DATASET EXCERPT:
......
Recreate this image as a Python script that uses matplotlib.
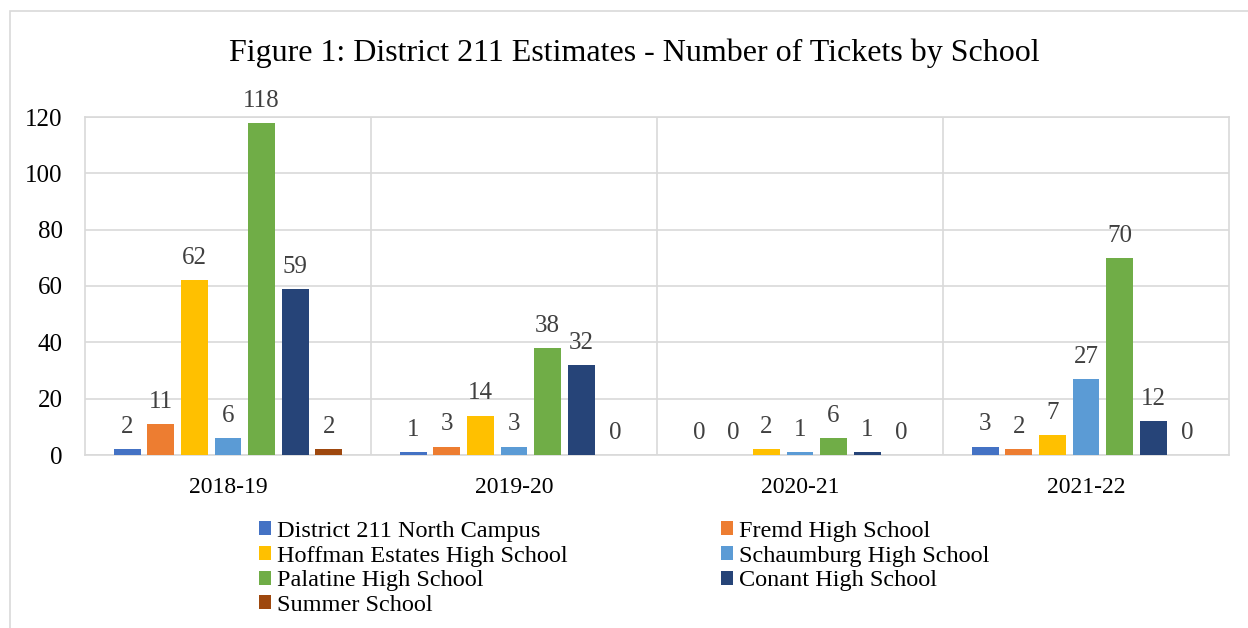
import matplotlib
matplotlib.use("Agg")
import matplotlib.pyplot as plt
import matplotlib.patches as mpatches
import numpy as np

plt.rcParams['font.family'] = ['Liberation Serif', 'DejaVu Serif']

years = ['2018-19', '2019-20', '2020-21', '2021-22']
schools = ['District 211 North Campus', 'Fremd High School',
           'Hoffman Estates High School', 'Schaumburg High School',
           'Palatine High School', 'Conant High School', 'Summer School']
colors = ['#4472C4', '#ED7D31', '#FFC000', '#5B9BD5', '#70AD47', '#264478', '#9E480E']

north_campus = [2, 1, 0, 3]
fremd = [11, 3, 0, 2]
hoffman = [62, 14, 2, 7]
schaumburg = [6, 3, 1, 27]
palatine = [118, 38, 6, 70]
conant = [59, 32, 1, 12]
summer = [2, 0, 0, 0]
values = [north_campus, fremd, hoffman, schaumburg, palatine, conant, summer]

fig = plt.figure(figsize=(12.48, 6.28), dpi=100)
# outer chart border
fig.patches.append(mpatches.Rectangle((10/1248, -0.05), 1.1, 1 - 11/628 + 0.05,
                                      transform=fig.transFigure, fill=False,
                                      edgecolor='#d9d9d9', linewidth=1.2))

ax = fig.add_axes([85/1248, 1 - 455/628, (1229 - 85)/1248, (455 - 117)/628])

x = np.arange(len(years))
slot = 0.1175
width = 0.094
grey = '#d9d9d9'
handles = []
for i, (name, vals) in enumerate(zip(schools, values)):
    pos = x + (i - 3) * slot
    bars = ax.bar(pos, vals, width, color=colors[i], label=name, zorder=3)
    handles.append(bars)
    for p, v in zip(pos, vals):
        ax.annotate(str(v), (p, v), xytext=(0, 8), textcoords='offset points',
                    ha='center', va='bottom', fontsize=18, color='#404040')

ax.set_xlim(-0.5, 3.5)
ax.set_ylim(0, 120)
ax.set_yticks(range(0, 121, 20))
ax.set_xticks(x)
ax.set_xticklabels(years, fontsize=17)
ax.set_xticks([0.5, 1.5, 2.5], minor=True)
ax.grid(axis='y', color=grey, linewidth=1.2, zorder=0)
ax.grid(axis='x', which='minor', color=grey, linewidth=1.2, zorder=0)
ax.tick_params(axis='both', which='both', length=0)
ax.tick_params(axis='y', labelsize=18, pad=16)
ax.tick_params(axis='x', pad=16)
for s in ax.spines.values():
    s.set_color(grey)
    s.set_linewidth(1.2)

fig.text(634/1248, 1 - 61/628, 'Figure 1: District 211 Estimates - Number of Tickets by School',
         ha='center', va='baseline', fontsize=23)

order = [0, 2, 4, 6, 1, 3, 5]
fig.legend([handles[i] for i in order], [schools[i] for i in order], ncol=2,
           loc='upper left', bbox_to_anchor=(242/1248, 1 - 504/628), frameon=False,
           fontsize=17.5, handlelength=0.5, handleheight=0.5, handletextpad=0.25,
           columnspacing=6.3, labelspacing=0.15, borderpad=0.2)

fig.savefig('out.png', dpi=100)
......
Please take the lines from the beginning of the data above through the line holding "plt.rcParams['font.family'] = ['Liberation" and transcribe them exactly, without any pictures.

EXPECTED ANSWER:
Recreate this image as a Python script that uses matplotlib.
import matplotlib
matplotlib.use("Agg")
import matplotlib.pyplot as plt
import matplotlib.patches as mpatches
import numpy as np

plt.rcParams['font.family'] = ['Liberation Serif', 'DejaVu Serif']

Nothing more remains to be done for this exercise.